» **Requirements**: Find the lines holding the word "chart" and collect them.

start Records supplied

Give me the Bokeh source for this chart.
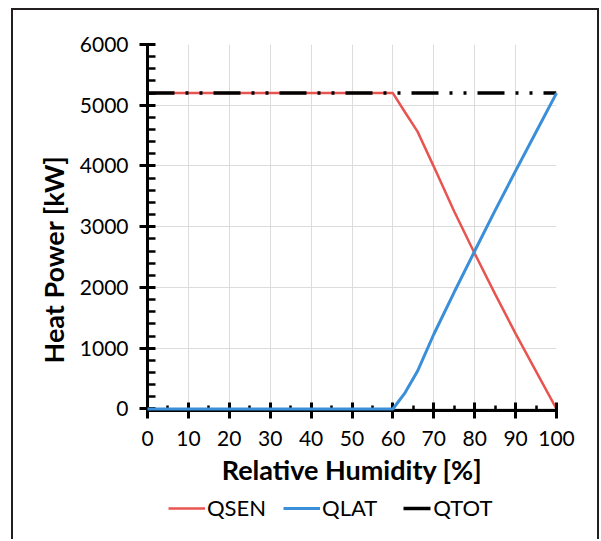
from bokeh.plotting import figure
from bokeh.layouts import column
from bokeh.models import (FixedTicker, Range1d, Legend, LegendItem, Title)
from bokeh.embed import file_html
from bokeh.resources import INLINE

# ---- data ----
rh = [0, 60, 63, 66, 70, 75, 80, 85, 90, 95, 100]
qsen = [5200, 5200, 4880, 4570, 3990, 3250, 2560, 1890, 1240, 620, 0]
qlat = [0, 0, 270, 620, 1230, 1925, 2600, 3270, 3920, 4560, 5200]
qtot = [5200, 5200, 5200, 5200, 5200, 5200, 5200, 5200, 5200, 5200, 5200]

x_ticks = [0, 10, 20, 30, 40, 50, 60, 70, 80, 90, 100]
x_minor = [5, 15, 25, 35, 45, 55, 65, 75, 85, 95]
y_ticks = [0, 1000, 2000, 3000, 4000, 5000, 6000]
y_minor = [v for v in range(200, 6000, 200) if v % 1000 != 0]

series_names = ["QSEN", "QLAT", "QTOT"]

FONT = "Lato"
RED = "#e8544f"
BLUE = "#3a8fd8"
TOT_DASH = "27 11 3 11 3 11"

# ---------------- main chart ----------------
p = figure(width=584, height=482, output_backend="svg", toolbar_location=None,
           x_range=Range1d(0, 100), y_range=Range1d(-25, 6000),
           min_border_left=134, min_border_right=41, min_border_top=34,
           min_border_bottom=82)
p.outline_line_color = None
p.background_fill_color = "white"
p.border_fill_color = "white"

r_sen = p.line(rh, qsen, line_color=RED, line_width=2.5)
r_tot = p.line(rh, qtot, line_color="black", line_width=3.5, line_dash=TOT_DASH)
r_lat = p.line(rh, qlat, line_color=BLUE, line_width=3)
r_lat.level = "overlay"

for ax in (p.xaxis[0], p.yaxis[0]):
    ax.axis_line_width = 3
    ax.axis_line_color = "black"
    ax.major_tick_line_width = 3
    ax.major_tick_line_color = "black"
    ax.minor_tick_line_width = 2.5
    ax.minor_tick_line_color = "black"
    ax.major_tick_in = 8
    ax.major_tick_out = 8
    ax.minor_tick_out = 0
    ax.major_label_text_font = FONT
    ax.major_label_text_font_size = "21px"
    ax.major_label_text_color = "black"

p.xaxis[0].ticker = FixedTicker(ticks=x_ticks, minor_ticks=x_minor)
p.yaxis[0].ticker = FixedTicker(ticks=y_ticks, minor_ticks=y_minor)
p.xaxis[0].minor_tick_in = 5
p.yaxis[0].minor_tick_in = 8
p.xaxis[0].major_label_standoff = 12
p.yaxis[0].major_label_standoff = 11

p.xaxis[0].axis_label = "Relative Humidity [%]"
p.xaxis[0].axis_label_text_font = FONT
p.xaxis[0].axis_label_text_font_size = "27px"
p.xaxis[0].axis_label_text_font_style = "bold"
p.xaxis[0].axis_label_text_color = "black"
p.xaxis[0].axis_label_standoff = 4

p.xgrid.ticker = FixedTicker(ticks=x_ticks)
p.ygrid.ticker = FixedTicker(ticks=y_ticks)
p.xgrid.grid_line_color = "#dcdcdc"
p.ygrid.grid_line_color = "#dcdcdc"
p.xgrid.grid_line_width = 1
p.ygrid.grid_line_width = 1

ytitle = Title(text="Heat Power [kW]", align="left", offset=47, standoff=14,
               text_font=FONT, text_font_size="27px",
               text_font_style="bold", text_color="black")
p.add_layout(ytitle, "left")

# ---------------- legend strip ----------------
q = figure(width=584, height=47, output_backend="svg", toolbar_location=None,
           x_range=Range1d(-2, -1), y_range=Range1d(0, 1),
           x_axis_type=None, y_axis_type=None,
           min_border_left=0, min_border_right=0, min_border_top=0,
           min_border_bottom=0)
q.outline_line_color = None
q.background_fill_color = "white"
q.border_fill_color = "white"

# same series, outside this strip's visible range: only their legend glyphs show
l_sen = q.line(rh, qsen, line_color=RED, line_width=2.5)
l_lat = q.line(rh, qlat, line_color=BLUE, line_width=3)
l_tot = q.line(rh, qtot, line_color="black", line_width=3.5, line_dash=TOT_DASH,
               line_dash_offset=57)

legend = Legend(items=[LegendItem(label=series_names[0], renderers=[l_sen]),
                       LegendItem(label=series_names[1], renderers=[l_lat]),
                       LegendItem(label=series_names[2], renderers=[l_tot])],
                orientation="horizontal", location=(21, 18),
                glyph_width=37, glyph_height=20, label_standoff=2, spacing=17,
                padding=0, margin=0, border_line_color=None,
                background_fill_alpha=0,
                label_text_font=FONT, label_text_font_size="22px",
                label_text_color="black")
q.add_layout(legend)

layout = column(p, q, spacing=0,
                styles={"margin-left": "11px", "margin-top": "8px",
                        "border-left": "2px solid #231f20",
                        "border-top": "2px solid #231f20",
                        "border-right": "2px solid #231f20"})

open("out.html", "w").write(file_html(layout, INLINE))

end Records supplied
start Records supplied

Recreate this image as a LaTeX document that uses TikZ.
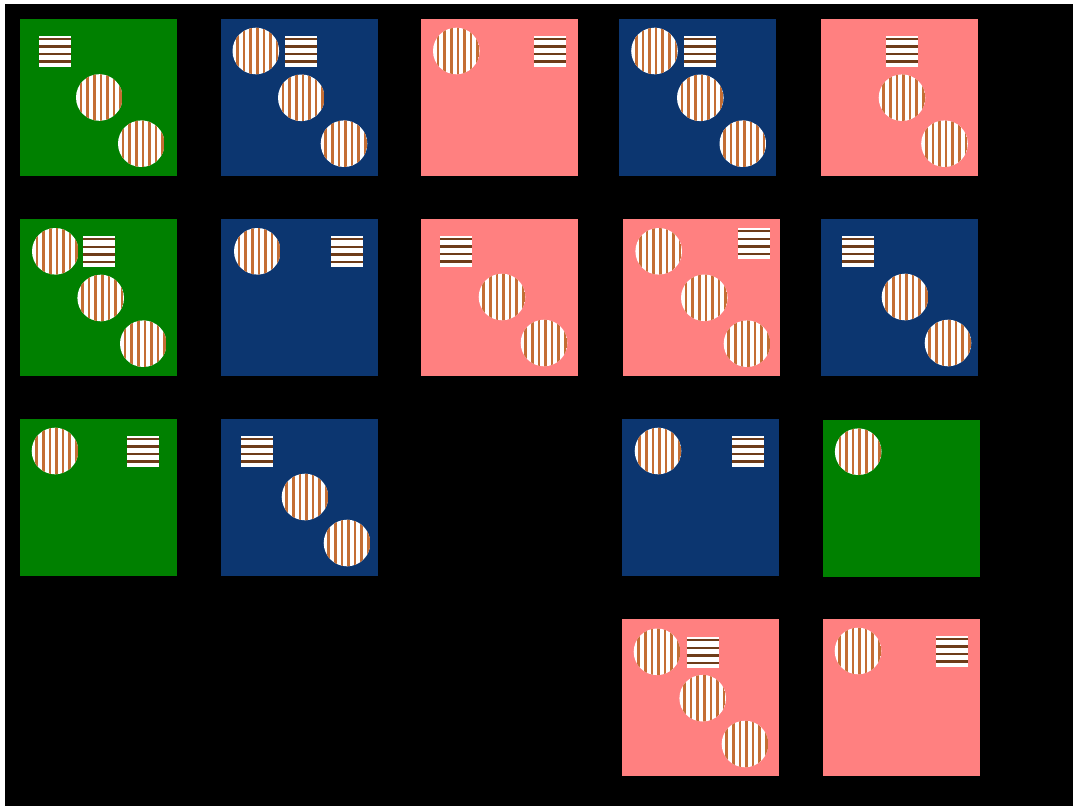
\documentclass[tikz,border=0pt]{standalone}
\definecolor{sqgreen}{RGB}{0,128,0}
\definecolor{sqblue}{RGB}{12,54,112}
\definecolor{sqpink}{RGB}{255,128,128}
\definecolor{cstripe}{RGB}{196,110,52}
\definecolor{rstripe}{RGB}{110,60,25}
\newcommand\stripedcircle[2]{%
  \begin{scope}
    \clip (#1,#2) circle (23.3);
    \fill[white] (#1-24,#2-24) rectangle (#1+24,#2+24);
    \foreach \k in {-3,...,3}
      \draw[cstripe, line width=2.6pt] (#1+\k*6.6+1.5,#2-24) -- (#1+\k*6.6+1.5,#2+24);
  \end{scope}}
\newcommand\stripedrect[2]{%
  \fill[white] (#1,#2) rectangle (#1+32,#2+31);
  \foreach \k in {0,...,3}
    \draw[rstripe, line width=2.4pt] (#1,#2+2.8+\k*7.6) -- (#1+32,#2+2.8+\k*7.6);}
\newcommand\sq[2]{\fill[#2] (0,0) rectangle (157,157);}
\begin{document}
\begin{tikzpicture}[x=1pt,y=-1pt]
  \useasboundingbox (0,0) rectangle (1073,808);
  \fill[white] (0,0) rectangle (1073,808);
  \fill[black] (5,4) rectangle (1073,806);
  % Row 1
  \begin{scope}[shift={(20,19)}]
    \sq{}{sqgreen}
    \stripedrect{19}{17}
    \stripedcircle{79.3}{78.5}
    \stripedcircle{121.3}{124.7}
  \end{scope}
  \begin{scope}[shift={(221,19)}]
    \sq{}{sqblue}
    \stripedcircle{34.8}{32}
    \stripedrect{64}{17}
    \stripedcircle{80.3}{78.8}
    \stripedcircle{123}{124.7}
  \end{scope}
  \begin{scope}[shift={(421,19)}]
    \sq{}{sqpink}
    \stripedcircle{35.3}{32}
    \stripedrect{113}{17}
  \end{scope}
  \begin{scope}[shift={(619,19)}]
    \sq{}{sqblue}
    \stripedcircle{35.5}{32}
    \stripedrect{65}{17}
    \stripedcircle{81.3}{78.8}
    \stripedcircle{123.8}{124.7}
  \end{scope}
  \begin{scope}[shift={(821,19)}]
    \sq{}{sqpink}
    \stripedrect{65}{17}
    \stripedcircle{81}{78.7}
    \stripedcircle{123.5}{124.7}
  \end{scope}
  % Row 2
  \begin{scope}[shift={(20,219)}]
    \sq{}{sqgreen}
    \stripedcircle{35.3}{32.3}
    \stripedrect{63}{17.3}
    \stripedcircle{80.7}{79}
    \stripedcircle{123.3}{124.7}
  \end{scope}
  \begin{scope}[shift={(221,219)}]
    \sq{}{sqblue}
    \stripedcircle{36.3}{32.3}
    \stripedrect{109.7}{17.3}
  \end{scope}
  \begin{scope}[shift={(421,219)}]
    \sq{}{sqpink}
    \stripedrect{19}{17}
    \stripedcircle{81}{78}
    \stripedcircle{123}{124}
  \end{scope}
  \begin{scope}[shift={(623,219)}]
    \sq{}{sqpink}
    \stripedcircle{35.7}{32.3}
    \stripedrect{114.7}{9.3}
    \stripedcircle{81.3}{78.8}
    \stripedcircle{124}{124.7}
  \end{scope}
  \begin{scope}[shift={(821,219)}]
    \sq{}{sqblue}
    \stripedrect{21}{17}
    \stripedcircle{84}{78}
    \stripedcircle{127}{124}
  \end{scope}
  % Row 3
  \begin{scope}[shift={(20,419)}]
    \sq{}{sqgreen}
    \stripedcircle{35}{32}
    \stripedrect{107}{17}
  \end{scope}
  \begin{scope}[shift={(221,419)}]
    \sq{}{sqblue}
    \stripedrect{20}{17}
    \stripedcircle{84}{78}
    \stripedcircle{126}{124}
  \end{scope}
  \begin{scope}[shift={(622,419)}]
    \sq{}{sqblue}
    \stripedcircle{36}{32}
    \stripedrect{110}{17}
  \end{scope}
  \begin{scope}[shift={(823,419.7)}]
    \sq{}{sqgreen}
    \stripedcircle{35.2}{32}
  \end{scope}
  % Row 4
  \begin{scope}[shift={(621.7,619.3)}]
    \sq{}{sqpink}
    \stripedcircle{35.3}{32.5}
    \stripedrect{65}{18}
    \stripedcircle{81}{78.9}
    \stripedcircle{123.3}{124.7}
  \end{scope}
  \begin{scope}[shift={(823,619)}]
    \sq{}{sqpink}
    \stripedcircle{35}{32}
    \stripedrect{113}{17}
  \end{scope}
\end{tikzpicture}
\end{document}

end Records supplied

» **Task result**:
Give me the Bokeh source for this chart.
# ---------------- main chart ----------------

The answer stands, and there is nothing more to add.